China through the 19th and 20th century has been victimized by outsiders. The British with the Opium Wars. Europe and America in the time leading to the Boxer Rebellion. Japan in World War II. China plays off these events to strengthen its position while bargaining, particularly with the US. We saw China as an ally against the Soviet Union. China saw the US as someone who would give military technology, relieve them of defending their border with the USSR, and provide naval security in the shipping lanes. China also hoped that the US and USSR would deplete themselves in the Cold War leaving it as the main power.

China is also different in its political thinking. It does not expect rapid change, and it is prepared to wait as long as it takes. The idea of a hundred year marathon is that China will replace the United States by the 100th anniversary of Mao’s rise to power. Slow rise to power eliminates the usual threats to the outside neighbors. In keeping with Sun Tzu’s “If you wait by the river long enough, the bodies of your enemies will float by.” time is not an enemy to the Chinese.

In graduate school, we learned that a superpower needs three things: Political Power, Economic Power, and Military Power. The United States takes military power seriously. It continues to advance in power and technology. This path costs a fortune as evidenced by the growing national debt. China, however, has a story about the “Assassin’s Mace.” The mace is small and insignificant looking but in the hands of someone who knows how to use it, it is deadly. Rather than build a large blue water navy to project power, China’s power comes from a different source. As impressive as the high-tech military of the United States is, it has a definite weakness. China is set to exploit that weakness. It has already demonstrated its ability to destroy satellites in orbit and is working on technology to spy on spy satellites. Rather than building large expensive weapons, China’s “assassin’s mace” is much cheaper than the weapons it destroys. Anti-ship weapons are cheaper than aircraft carriers. It is cheaper to hack into a computer system than design one.
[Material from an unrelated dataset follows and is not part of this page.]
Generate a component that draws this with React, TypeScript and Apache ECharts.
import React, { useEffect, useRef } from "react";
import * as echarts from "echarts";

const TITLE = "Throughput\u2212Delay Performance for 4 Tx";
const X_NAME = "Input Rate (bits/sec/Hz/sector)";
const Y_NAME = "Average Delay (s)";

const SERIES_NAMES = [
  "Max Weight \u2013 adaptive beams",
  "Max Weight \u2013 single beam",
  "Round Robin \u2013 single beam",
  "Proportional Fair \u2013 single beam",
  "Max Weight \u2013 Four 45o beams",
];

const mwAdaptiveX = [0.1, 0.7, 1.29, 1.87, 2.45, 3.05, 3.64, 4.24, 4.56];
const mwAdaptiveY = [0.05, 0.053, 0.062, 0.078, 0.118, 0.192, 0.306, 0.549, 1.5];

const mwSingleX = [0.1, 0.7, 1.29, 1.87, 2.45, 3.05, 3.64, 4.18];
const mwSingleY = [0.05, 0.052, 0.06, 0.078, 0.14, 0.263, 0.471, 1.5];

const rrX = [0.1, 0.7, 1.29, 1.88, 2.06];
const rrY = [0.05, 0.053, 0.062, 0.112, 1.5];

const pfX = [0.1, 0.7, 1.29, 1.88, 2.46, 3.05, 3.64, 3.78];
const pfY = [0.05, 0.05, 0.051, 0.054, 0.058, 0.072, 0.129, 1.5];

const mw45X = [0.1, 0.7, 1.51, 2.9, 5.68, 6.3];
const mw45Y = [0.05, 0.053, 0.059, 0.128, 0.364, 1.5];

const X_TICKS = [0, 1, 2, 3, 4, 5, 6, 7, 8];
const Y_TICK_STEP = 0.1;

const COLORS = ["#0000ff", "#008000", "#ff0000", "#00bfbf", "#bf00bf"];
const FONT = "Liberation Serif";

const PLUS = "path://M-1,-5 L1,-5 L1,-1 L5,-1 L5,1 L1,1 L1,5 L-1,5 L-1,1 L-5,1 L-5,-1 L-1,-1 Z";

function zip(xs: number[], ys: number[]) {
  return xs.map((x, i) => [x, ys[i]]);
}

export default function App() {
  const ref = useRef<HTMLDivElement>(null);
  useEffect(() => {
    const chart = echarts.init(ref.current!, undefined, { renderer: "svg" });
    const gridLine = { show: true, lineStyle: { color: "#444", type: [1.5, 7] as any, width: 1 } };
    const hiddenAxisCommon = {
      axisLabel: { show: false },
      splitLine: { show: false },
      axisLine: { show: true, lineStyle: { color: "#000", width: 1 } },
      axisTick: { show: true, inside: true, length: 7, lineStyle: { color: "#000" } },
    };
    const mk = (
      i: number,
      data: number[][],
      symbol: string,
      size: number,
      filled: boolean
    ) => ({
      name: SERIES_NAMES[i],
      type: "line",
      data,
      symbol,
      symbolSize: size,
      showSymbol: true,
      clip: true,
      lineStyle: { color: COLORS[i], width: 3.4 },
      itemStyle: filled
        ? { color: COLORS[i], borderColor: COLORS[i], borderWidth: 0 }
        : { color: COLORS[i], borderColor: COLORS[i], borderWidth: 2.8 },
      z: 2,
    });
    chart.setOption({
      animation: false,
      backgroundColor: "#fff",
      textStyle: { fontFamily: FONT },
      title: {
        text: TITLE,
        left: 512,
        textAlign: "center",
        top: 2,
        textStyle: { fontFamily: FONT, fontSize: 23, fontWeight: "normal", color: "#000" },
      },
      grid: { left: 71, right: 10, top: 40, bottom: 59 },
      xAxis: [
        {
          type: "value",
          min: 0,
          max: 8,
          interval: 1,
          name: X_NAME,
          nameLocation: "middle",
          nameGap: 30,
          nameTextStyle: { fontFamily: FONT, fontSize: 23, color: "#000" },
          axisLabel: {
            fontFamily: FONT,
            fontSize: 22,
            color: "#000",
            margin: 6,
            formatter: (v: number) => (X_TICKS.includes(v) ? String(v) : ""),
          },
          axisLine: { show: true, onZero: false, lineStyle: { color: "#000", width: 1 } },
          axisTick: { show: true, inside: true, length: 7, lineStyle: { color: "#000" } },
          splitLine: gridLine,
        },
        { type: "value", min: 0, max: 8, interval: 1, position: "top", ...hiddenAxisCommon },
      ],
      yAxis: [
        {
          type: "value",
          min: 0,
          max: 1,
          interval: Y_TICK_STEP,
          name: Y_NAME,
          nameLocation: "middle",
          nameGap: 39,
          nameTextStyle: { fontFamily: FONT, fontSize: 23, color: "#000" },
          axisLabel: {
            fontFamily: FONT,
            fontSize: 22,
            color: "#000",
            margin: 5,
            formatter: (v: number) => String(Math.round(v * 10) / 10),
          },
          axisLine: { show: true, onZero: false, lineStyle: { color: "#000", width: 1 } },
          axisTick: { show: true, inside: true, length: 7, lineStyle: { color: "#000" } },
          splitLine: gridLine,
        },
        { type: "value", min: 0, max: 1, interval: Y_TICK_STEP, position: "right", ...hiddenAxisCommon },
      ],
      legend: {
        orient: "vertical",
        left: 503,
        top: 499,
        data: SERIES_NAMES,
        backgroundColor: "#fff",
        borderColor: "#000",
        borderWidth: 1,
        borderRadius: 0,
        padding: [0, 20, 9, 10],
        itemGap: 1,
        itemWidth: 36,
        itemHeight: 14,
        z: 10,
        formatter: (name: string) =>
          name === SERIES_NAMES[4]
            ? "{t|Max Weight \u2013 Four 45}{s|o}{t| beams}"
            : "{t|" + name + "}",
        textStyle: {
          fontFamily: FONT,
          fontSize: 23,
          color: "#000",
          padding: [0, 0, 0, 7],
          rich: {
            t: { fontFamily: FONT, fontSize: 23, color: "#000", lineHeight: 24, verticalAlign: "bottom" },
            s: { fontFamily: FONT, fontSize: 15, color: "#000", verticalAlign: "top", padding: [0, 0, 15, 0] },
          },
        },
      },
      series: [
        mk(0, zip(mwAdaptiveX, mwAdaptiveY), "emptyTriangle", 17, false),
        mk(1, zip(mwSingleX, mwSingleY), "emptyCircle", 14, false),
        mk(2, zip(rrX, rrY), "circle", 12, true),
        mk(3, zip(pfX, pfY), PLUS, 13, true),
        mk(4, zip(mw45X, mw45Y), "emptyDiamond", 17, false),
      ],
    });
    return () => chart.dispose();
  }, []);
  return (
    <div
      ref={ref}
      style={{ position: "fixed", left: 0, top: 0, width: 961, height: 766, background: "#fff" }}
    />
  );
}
China’s military concentrates on the small cracks in its enemy’s impressive armor.

China is a growing economic power, there is little doubt of its manufacturing base and rising living standards. Western nations gained wealth by colonizing and or outright taking of land. China plays a much softer role gaining political and economic power. It supports America’s enemies, even in Afghanistan after 9/11. It allows restricted technology to trickle out to aggressive countries. China knows it needs resources to grow and has turned to Africa for many resources in what seems to be reverse colonization. To secure resources, China invests heavily in African nation’s infrastructure in return for access to strategic materials. The process is building bridges between nations instead of creating conflict.
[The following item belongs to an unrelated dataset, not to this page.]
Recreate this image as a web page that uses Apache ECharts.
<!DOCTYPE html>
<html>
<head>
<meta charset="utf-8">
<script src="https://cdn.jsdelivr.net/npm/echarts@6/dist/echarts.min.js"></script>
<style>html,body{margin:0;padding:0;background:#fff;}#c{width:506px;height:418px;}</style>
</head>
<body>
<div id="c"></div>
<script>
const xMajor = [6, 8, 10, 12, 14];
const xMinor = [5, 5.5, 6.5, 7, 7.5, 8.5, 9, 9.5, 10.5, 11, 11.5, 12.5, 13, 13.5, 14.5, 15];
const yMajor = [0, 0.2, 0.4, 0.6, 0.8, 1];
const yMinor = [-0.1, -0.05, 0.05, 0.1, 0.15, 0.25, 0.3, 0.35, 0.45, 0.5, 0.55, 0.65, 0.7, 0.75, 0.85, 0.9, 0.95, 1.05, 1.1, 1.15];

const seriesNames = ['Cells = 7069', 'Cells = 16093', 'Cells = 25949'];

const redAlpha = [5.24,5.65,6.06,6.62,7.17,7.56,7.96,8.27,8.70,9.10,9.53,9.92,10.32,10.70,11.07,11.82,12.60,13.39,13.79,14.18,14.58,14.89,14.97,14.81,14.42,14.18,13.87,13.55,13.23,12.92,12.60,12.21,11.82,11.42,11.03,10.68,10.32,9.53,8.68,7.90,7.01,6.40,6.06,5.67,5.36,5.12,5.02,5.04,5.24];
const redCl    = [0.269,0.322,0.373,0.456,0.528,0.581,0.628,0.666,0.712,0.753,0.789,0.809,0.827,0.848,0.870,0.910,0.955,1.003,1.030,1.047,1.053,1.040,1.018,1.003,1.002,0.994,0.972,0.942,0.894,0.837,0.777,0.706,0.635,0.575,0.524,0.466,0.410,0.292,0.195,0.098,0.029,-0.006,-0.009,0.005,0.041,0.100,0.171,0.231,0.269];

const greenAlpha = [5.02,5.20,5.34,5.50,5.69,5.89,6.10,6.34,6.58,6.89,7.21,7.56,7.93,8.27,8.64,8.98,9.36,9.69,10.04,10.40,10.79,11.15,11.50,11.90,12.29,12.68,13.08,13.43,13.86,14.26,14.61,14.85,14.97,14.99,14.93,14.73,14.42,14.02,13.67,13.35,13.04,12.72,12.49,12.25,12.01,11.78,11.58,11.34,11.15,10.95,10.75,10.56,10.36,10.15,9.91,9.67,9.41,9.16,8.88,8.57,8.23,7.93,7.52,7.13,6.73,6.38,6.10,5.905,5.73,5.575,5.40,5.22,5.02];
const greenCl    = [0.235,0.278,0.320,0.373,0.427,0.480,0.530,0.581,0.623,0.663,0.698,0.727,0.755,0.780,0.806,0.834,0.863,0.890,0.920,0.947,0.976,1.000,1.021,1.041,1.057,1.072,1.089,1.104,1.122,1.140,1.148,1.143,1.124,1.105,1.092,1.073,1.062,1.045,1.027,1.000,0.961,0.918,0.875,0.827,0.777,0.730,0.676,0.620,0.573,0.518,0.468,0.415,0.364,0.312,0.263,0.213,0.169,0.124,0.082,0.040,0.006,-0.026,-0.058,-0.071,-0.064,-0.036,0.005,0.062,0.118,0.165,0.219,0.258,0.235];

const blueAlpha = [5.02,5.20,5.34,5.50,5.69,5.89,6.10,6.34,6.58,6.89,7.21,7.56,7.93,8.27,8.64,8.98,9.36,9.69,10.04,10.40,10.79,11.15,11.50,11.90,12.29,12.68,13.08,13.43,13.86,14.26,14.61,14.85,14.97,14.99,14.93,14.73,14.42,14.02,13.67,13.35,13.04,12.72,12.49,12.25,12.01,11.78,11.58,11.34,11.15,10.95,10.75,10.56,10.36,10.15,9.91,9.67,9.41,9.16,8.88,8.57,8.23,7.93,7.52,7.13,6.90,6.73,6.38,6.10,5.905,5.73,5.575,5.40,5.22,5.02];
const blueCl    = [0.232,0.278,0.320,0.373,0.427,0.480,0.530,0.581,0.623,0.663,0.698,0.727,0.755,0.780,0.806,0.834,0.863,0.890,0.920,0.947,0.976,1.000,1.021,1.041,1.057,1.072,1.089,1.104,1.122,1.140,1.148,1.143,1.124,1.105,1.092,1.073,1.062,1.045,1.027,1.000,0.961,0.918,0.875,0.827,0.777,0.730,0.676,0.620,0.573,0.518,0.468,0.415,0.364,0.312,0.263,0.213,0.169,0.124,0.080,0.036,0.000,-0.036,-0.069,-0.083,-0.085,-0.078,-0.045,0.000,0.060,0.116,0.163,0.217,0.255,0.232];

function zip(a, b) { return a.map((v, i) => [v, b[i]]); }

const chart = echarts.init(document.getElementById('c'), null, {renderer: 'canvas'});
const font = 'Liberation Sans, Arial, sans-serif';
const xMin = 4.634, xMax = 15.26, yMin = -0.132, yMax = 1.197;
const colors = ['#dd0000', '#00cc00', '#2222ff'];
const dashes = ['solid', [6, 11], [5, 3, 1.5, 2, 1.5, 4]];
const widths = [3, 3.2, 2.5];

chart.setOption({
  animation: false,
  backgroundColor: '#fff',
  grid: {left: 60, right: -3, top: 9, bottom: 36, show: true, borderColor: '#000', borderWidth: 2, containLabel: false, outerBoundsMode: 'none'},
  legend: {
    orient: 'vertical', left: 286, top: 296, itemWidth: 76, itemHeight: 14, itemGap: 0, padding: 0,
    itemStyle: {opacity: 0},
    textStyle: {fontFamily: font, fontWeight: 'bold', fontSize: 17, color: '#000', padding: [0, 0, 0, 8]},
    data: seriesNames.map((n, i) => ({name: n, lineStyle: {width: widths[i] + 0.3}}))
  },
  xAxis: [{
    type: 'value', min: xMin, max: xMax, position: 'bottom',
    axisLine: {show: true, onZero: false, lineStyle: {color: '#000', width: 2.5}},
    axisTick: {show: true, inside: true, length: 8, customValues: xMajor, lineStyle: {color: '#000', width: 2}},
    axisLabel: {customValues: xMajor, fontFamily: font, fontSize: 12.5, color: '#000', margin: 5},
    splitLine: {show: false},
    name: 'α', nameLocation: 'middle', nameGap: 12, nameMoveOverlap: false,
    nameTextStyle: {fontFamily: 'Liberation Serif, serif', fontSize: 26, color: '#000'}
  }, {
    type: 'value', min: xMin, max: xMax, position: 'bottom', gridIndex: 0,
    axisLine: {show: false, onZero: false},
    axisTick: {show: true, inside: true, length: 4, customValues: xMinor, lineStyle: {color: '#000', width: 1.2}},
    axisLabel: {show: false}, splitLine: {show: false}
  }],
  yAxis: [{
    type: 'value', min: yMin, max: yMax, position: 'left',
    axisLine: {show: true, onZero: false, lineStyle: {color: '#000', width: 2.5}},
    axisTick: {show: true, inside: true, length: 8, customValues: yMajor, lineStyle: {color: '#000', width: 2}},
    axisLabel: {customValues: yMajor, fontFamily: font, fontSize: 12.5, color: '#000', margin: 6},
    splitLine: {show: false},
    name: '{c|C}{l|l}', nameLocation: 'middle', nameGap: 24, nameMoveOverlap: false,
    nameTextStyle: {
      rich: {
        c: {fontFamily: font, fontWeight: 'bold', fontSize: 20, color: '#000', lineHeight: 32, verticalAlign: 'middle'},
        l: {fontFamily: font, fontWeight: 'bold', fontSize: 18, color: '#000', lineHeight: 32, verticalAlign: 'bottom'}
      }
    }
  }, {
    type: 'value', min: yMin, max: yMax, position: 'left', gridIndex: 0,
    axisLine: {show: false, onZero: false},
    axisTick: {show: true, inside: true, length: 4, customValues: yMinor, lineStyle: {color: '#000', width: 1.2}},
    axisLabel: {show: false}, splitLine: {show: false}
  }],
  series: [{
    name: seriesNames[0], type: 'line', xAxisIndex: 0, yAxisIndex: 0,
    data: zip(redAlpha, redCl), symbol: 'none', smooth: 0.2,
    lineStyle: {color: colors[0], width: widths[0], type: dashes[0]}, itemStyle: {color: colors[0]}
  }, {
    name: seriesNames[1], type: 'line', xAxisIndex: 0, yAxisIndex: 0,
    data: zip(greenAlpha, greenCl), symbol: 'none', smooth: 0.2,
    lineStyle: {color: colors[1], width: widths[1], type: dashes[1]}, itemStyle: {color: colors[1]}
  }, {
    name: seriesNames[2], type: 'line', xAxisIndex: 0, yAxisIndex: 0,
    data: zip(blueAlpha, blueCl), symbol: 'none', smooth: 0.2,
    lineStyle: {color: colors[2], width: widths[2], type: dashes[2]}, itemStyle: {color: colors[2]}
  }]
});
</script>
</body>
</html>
Inside China things are complex. There are hawks and doves in the government, and it seems the hawks are the doers and the doves are the one’s America hears. America has been very accommodating to China since the Nixon visit from technology to Most Favored Nation Status and viewed China as an end in itself. China sees America merely as a means to an end. Pillsbury gives an insider’s look at four decades of misinterpreting China and it goals. We assume all countries live by the western code of Just War and think in the same terms as those in the West. China is different. It is waiting and watching until our own misinterpretations become too great to turn back on. We thought the war over planned and open economies was over with the fall of the Soviet Union, but it is not. China was on the sidelines cheering the US on and watching it weaken with a mocking smile.